Clarifying the Scope
You're tempted to ask, "If the project stakeholder is the decision-maker, how will I gain control?" But think along the lines of "the clearer the scope, the better the outcome." For example, if your stakeholders do all the work in defining the project and then turn it over to you, your project will succeed with less distractions.
First, make sure your stakeholders understand their roles. Clearly define what is expected of them. Explain that once you and your team have the project scope, you'll be able to run with it and avoid little-to-no input from the stakeholders. This does not mean you shouldn't include stakeholders in project progress meetings. What it does mean is that you've accepted their outline and can go with it without constant, daily input.
First meet with the stakeholders and tell them it's in their best interest to help define the scope of the project. Tell them the product, objectives, and justification must come from them in order for you to meet their deliverables. Explain clearly what is expected of them and what items you are specifically looking to obtain.
Supply a scope statement template to help the stakeholders write the scope statement.
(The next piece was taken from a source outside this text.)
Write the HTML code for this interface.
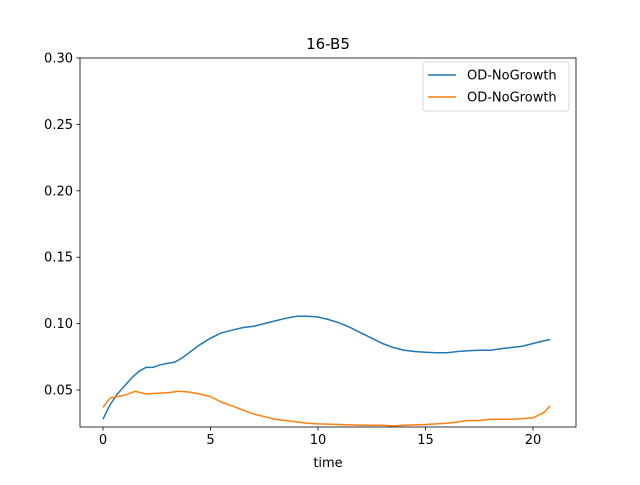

You can use your own or download our template of a scope statement by clicking this link.
Guiding the Stakeholders
Product – Start by discussing the product. You'll need a clear description of what the product will be so you can come up with scheduling, budgeting, and resources.
Objectives – Have them explain what their objectives are for the product. Will it have a retail or internal value? What will they be using the product for? When do they expect the product to be delivered? In a scope statement, it's essential that you have them only outline what is necessary for the project or product while excluding the non-essentials.
Justification – Have the stakeholders define the market demand or business need of the product. They should also explain, in detail, all of their requests and their customers' desires. If it is a product that is IT based and will improve on a current product, have them clearly define why and how it will improve the product.
Deliverables – This part of the scope statement should be a joint effort, although you should ask the stakeholders what exactly will determine their satisfaction. Use their input on the product, objectives, and justifications to create your Work Breakdown Structure.
Deliver the Scope Statement
Now that you've met with the stakeholders and received the information you requested, it's time to create the project scope and have them sign off on the project. If you've planned your input carefully, the project scope should be easy to write with clear and identifiable goals, budgets, resources, scheduling, and deliverables.
Your scope statement should only include items that meet the project's needs in order to avoid scope creep. On the other hand, it shouldn't be void of essentials provided to you by the stakeholders. Consider the scope statement as an agreement between you, the project manager, your resources, and the stakeholders. Explain the necessity of their acknowledgment of the scope statement before work begins. Be sure the stakeholders understand that you will be able to identify changes to the scope statement early on and submit for their approval.
A well written scope statement can guide you and your team to a successful outcome. Having stakeholders help you write the scope statement almost always guarantees their happiness and your high achievement, which will bring recognition and future projects. Keep the stakeholders informed during the project. However, let them know up front that once the scope statement is defined, their input will be minimal until progress meetings.
Nothing can harm a project faster than interference from stakeholders who want an outcome but constantly change the scope of the project. Be forefront in your expertise and deliver them the scope statement they want, which you wrote from their direction.